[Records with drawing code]

+++++

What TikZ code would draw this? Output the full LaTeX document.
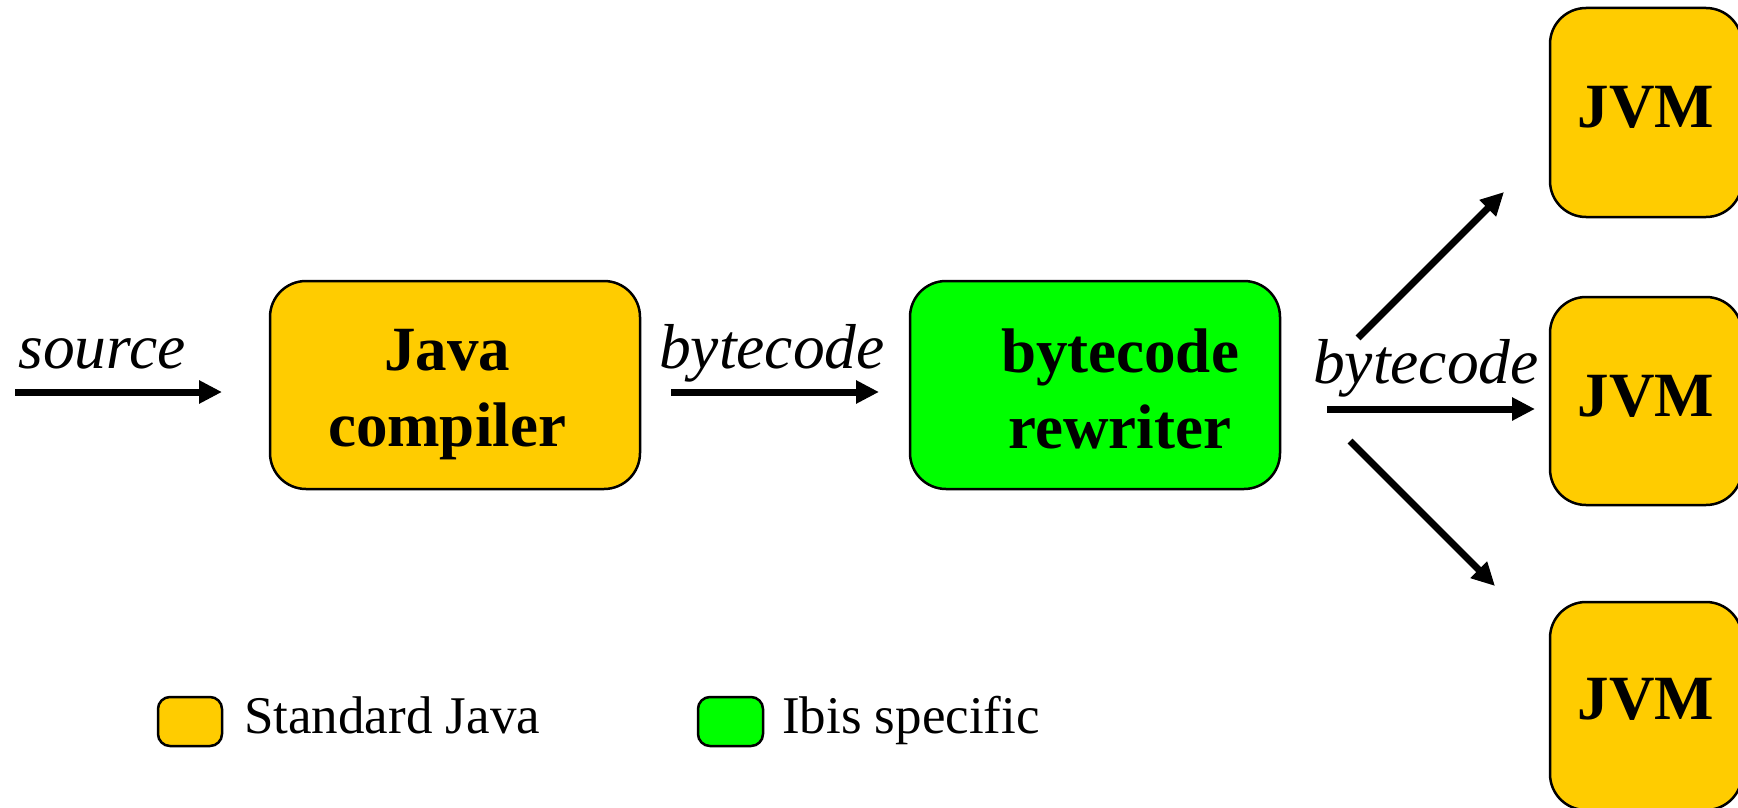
\documentclass[tikz,border=0pt]{standalone}
\usepackage{fontspec}
\setmainfont{Liberation Serif}
\usetikzlibrary{arrows.meta}
\definecolor{stdjava}{RGB}{255,204,0}
\definecolor{ibis}{RGB}{0,255,0}
\begin{document}
\begin{tikzpicture}[x=1pt,y=-1pt,
  box/.style={draw=black,line width=2.5pt,rounded corners=36pt,inner sep=0pt},
  legbox/.style={draw=black,line width=2.5pt,rounded corners=12pt,inner sep=0pt},
  boxtext/.style={inner sep=0pt,align=center,font=\fontsize{63}{76}\selectfont\bfseries},
  flowlabel/.style={inner sep=0pt,anchor=base,font=\fontsize{63.5}{70}\selectfont\itshape},
  legtext/.style={inner sep=0pt,anchor=base west,font=\fontsize{53}{60}\selectfont},
  conn/.style={line width=7pt,-{Triangle[length=23pt,width=22pt]}}]
\useasboundingbox (0,0) rectangle (1738,808);
% main boxes
\node[box,fill=stdjava,minimum width=370pt,minimum height=208pt] (javac) at (455,385) {};
\node[boxtext] (javactext) at (447,395) {Java\\compiler};
\node[box,fill=ibis,minimum width=370pt,minimum height=208pt] (rewriter) at (1095,385) {};
\node[boxtext] (rewritertext) at (1120,389) {bytecode\\rewriter};
% JVM boxes
\node[box,fill=stdjava,minimum width=192pt,minimum height=209pt] (jvm1) at (1646,112.5) {};
\node[box,fill=stdjava,minimum width=192pt,minimum height=208pt] (jvm2) at (1646,401) {};
\node[box,fill=stdjava,minimum width=192pt,minimum height=208pt] (jvm3) at (1646,706) {};
\node[boxtext,anchor=base] (jvm1text) at (1646,128) {JVM};
\node[boxtext,anchor=base] (jvm2text) at (1646,416) {JVM};
\node[boxtext,anchor=base] (jvm3text) at (1646,719) {JVM};
% connector ends
\coordinate (s1) at (15,392);   \coordinate (s2) at (222,392);
\coordinate (b1) at (671,392);  \coordinate (b2) at (879,392);
\coordinate (c1) at (1327,409); \coordinate (c2) at (1535,409);
\coordinate (u1) at (1358,338); \coordinate (u2) at (1504,192);
\coordinate (d1) at (1350,441); \coordinate (d2) at (1495,586);
\draw[conn] (s1) -- (s2);
\draw[conn] (b1) -- (b2);
\draw[conn] (c1) -- (c2);
\draw[conn] (u1) -- (u2);
\draw[conn] (d1) -- (d2);
% labels
\node[flowlabel] (lsource) at (102,368) {source};
\node[flowlabel] (lbyte1) at (772,368) {bytecode};
\node[flowlabel] (lbyte2) at (1426,383) {bytecode};
% legend
\node[legbox,fill=stdjava,minimum width=64pt,minimum height=49pt] (legstd) at (190,721.5) {};
\node[legtext] (legstdtext) at (244,733) {Standard Java};
\node[legbox,fill=ibis,minimum width=65pt,minimum height=49pt] (legibis) at (730.5,721.5) {};
\node[legtext] (legibistext) at (782,733) {Ibis specific};
\end{tikzpicture}
\end{document}
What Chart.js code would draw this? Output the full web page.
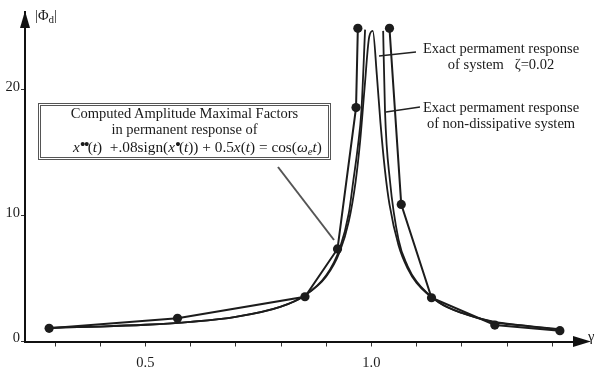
<!DOCTYPE html>
<html lang="en">
<head>
<meta charset="UTF-8">
<script src="https://cdn.jsdelivr.net/npm/chart.js"></script>
<style>
  body { margin: 0; background: #fff; }
  #wrap { position: relative; width: 596px; height: 367px; font-family: "Liberation Serif", "Times New Roman", serif; color: #1a1a1a; }
  #chart { position: absolute; left: 0; top: 0; }
  .note { position: absolute; font-size: 14.5px; line-height: 16px; white-space: nowrap; text-align: center; }
  #box { position: absolute; left: 38px; top: 103px; width: 287px; height: 51px; border: 3px double #555; }
  .dots { font-size: 17px; vertical-align: 2px; line-height: 0; letter-spacing: -2px; }
  sub { font-size: 11px; vertical-align: -3px; line-height: 0; }
</style>
</head>
<body>
<div id="wrap">
  <canvas id="chart" width="596" height="367"></canvas>
  <div id="box"></div>
  <div class="note" style="left:38px; top:105px; width:293px;">Computed Amplitude Maximal Factors<br>in permanent response of</div>
  <div class="note" style="left:73px; top:139px; font-size:15.3px;"><i>x</i><span class="dots">••</span>(<i>t</i>)&nbsp; +.08sign(<i>x</i><span class="dots">•</span>(<i>t</i>)) + 0.5<i>x</i>(<i>t</i>) = cos(<i>ω<sub>e</sub>t</i>)</div>
  <div class="note" style="left:421px; top:40px; width:160px;">Exact permament response<br>of system&nbsp;&nbsp; ζ=0.02</div>
  <div class="note" style="left:421px; top:99px; width:160px;">Exact permament response<br>of non-dissipative system</div>
  <div class="note" style="left:35px; top:7px;">|Φ<sub>d</sub>|</div>
  <div class="note" style="left:588px; top:328px;">γ</div>
</div>
<script>
// computed amplitude maximal factors (dots)
const gammaComputed = [0.287, 0.571, 0.853, 0.925, 0.966, 0.970, 1.040, 1.066, 1.133, 1.273, 1.417];
const ampComputed   = [1.05, 1.84, 3.56, 7.36, 18.6, 24.9, 24.9, 10.9, 3.48, 1.31, 0.86];
const computedBreak = 6; // no line drawn between the two top dots

// exact permanent response, zeta = 0.02
const gammaDamped = [0.287, 0.40, 0.50, 0.60, 0.70, 0.80, 0.85, 0.90, 0.93, 0.95, 0.965, 0.975, 0.985, 0.995, 1.003, 1.012, 1.02, 1.03, 1.04, 1.06, 1.08, 1.10, 1.15, 1.20, 1.27, 1.33, 1.417];
const ampDamped   = [1.09, 1.19, 1.33, 1.56, 1.96, 2.77, 3.60, 5.17, 7.14, 9.56, 12.7, 15.9, 20.2, 24.2, 24.7, 21.2, 17.4, 13.6, 10.9, 7.65, 5.81, 4.66, 3.09, 2.27, 1.55, 1.28, 0.95];

// exact permanent response, non-dissipative (two branches)
const gammaUndampedLeft = [0.287, 0.40, 0.50, 0.60, 0.70, 0.80, 0.85, 0.90, 0.93, 0.95, 0.96, 0.97, 0.978, 0.986];
const ampUndampedLeft   = [1.09, 1.19, 1.33, 1.56, 1.96, 2.78, 3.60, 5.26, 7.40, 10.2, 12.8, 15.5, 18.4, 24.8];
const gammaUndampedRight = [1.026, 1.030, 1.041, 1.06, 1.08, 1.10, 1.15, 1.20, 1.27, 1.33, 1.417];
const ampUndampedRight   = [24.7, 18.4, 12.8, 8.1, 6.0, 4.76, 3.10, 2.27, 1.58, 1.30, 0.97];

// axes
const xTickValues = [0.3, 0.4, 0.5, 0.6, 0.7, 0.8, 0.9, 1.0, 1.1, 1.2, 1.3, 1.4];
const xTickLabels = ['', '', '0.5', '', '', '', '', '1.0', '', '', '', ''];
const yTickValues = [0, 10, 20];
const yTickLabels = ['0', '10', '20'];

const pts = (xs, ys) => xs.map((x, i) => ({ x: x, y: ys[i] }));
const ink = '#1c1c1c';
const font = { family: '"Liberation Serif", "Times New Roman", serif', size: 14.5 };

const lineSet = (data, extra) => Object.assign({
  data: data, showLine: true, borderColor: ink, borderWidth: 1.8,
  pointRadius: 0, cubicInterpolationMode: 'monotone', clip: false
}, extra);

const dotSet = data => lineSet(data, {
  pointRadius: 4.6, pointBackgroundColor: ink, pointBorderWidth: 0,
  cubicInterpolationMode: 'default', tension: 0, borderWidth: 2
});

const extras = {
  id: 'extras',
  afterDraw(chart) {
    const ctx = chart.ctx, a = chart.chartArea;
    ctx.save();
    ctx.fillStyle = '#111';
    ctx.strokeStyle = '#111';
    // y arrowhead
    ctx.beginPath();
    ctx.moveTo(a.left, 11); ctx.lineTo(a.left - 5, 28); ctx.lineTo(a.left + 5, 28);
    ctx.closePath(); ctx.fill();
    // x arrowhead
    ctx.lineWidth = 2;
    ctx.beginPath(); ctx.moveTo(a.right - 2, a.bottom); ctx.lineTo(576, a.bottom); ctx.stroke();
    ctx.beginPath();
    ctx.moveTo(591, a.bottom); ctx.lineTo(573, a.bottom - 5.5); ctx.lineTo(573, a.bottom + 5.5);
    ctx.closePath(); ctx.fill();
    // leader lines
    ctx.strokeStyle = '#555';
    ctx.lineWidth = 2;
    ctx.beginPath(); ctx.moveTo(278, 167); ctx.lineTo(334, 240); ctx.stroke();
    ctx.strokeStyle = '#222';
    ctx.lineWidth = 1.5;
    ctx.beginPath(); ctx.moveTo(416, 52); ctx.lineTo(379, 56); ctx.stroke();
    ctx.beginPath(); ctx.moveTo(420, 107); ctx.lineTo(386, 112); ctx.stroke();
    ctx.restore();
  }
};

new Chart(document.getElementById('chart'), {
  type: 'scatter',
  data: {
    datasets: [
      lineSet(pts(gammaUndampedLeft, ampUndampedLeft)),
      lineSet(pts(gammaUndampedRight, ampUndampedRight)),
      lineSet(pts(gammaDamped, ampDamped)),
      dotSet(pts(gammaComputed.slice(0, computedBreak), ampComputed.slice(0, computedBreak))),
      dotSet(pts(gammaComputed.slice(computedBreak), ampComputed.slice(computedBreak)))
    ]
  },
  options: {
    responsive: false,
    animation: false,
    devicePixelRatio: 1,
    layout: { padding: { left: 0, top: 12, right: 16, bottom: 0 } },
    plugins: { legend: { display: false }, tooltip: { enabled: false } },
    scales: {
      x: {
        type: 'linear', min: 0.2336, max: 1.4615,
        afterBuildTicks: s => { s.ticks = xTickValues.map(v => ({ value: v })); },
        afterFit: s => { s.height = 25.5; },
        ticks: {
          autoSkip: false, maxRotation: 0, padding: 8, color: ink, font: font,
          callback: (v, i) => xTickLabels[i]
        },
        grid: { drawOnChartArea: false, drawTicks: true, tickLength: 5, color: '#333', lineWidth: 1 },
        border: { display: true, color: '#111', width: 2 }
      },
      y: {
        type: 'linear', min: 0, max: 26.2,
        afterBuildTicks: s => { s.ticks = yTickValues.map(v => ({ value: v })); },
        afterFit: s => { s.width = 25; },
        ticks: {
          autoSkip: false, padding: 1, color: ink, font: font, labelOffset: -3,
          callback: (v, i) => yTickLabels[i]
        },
        grid: { drawOnChartArea: false, drawTicks: true, tickLength: 4, color: '#333', lineWidth: 1 },
        border: { display: true, color: '#111', width: 2 }
      }
    }
  },
  plugins: [extras]
});
</script>
</body>
</html>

+++++

What is being asked |
Start with the line that includes "What Chart.js code" and finish with the line that includes "const computedBreak = 6;": reproduce those lines exactly, nothing before or after, and omit any pictures.

Full output |
What Chart.js code would draw this? Output the full web page.
<!DOCTYPE html>
<html lang="en">
<head>
<meta charset="UTF-8">
<script src="https://cdn.jsdelivr.net/npm/chart.js"></script>
<style>
  body { margin: 0; background: #fff; }
  #wrap { position: relative; width: 596px; height: 367px; font-family: "Liberation Serif", "Times New Roman", serif; color: #1a1a1a; }
  #chart { position: absolute; left: 0; top: 0; }
  .note { position: absolute; font-size: 14.5px; line-height: 16px; white-space: nowrap; text-align: center; }
  #box { position: absolute; left: 38px; top: 103px; width: 287px; height: 51px; border: 3px double #555; }
  .dots { font-size: 17px; vertical-align: 2px; line-height: 0; letter-spacing: -2px; }
  sub { font-size: 11px; vertical-align: -3px; line-height: 0; }
</style>
</head>
<body>
<div id="wrap">
  <canvas id="chart" width="596" height="367"></canvas>
  <div id="box"></div>
  <div class="note" style="left:38px; top:105px; width:293px;">Computed Amplitude Maximal Factors<br>in permanent response of</div>
  <div class="note" style="left:73px; top:139px; font-size:15.3px;"><i>x</i><span class="dots">••</span>(<i>t</i>)&nbsp; +.08sign(<i>x</i><span class="dots">•</span>(<i>t</i>)) + 0.5<i>x</i>(<i>t</i>) = cos(<i>ω<sub>e</sub>t</i>)</div>
  <div class="note" style="left:421px; top:40px; width:160px;">Exact permament response<br>of system&nbsp;&nbsp; ζ=0.02</div>
  <div class="note" style="left:421px; top:99px; width:160px;">Exact permament response<br>of non-dissipative system</div>
  <div class="note" style="left:35px; top:7px;">|Φ<sub>d</sub>|</div>
  <div class="note" style="left:588px; top:328px;">γ</div>
</div>
<script>
// computed amplitude maximal factors (dots)
const gammaComputed = [0.287, 0.571, 0.853, 0.925, 0.966, 0.970, 1.040, 1.066, 1.133, 1.273, 1.417];
const ampComputed   = [1.05, 1.84, 3.56, 7.36, 18.6, 24.9, 24.9, 10.9, 3.48, 1.31, 0.86];
const computedBreak = 6; // no line drawn between the two top dots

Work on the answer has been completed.